Finite and Infinite Loops

Finite Loops:

Finite loops can be executed for a specific number of iterations.

• A loop which is executed for a predetermined number of times or until the specified condition becomes false is a finite loop. The execution of this loop is limited which means that if a condition fails or after the specified number of iterations, its execution will terminate.
• Usually, for loops are used for finite loops because with the utilization of initialization, condition and update mechanism, the programmer can explicitly define the number of iterations.
• While loops can also be treated as finite loops. Only the programmer needs to structure it with a clear condition that eventually makes the output false and the loop is terminated.

For example:

// Finite loop

for (int i = 0; i < 10; i++) 

{

    System.out.println("Iteration: " + i);

}

Output:
Iteration:0

Iteration:1

Iteration:2

Iteration:3

Iteration:4

Iteration:5

Iteration:6

Iteration:7

Iteration:8

Iteration:9

Infinite Loops:

Infinite loops can be run indefinitely until broken explicitly. You may typically use them in event-driven programs or while waiting for the user input. Also, you need to be cautious in order to avoid unintentional infinite loops.

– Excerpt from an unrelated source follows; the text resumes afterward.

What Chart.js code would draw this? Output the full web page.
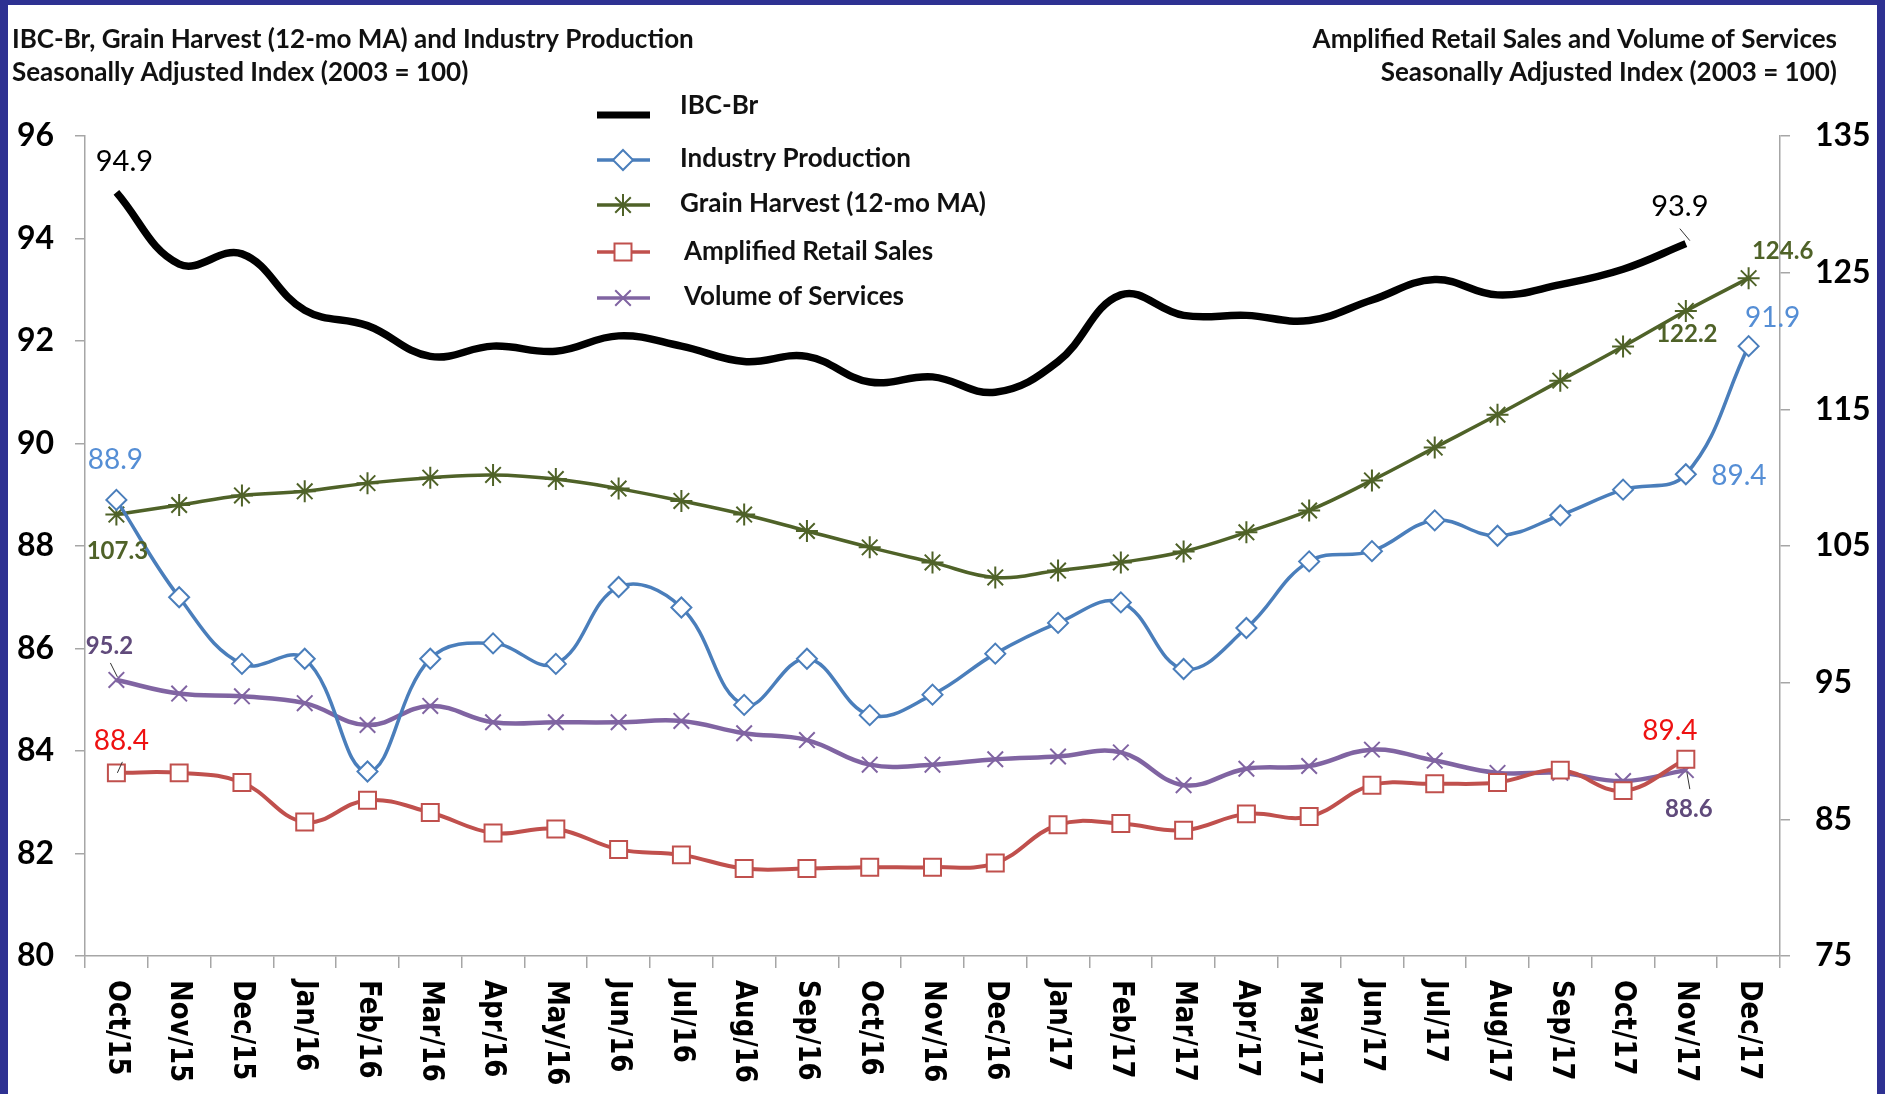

• Infinite loops are endless running loops as their exit condition is either never met or they do not have exit condition at all.
• Infinite loops can be created by using all the three loops (for, while, and do-while) if the condition is always set to true or the condition is omitted altogether.
• for loops can create infinite loops if you set the condition to true, or do not specify the condition (i.e., for(;;)).
• while loops can create infinite loops if the condition is always true. Syntax, while (true).
• Do-while loops can become infinite loops if the condition at the end is always true. Syntax, do { } while (true).
• The key feature of infinite loops cannot be terminated on their own. They continue to execute unless a break statement interrupts explicitly, an exception occurs, or due to an external intervention (like when the program is manually stopped).
• Generally, we use infinite loops intentionally in applications like servers or event-driven systems, where the program needs to wait continually for input or processing of events.
• To exit an infinite loop safely, you should use break statements or conditions inside the loop to avoid indefinite running of the program.
• It could be dangerous if you do not handle the infinite loops carefully, as they may lead to excessive consumption of resource or crashing of application. Hence, to manage them effectively, it is essential to exit conditions properly, manage resources, and control the user.

// Infinite loop
while (true)
{
    System.out.println("This loop will run forever unless broken.");
    break; // Prevent infinite execution
}

Conclusion

The functional equivalence of for, while, and do-while loops in executing repetitive tasks has been highlighted by the interconversion between them, besides their varied syntax and usage. A for loop best suits in situations where the number of iterations are known, whereas a while loop prefers conditional repetition with pre-checking. The do-while loop guarantees that the loop body is executed at least once because of its post-checking nature. By understanding these differences, a developer can select the loop or convert them flexibly and efficiently based on their programming needs.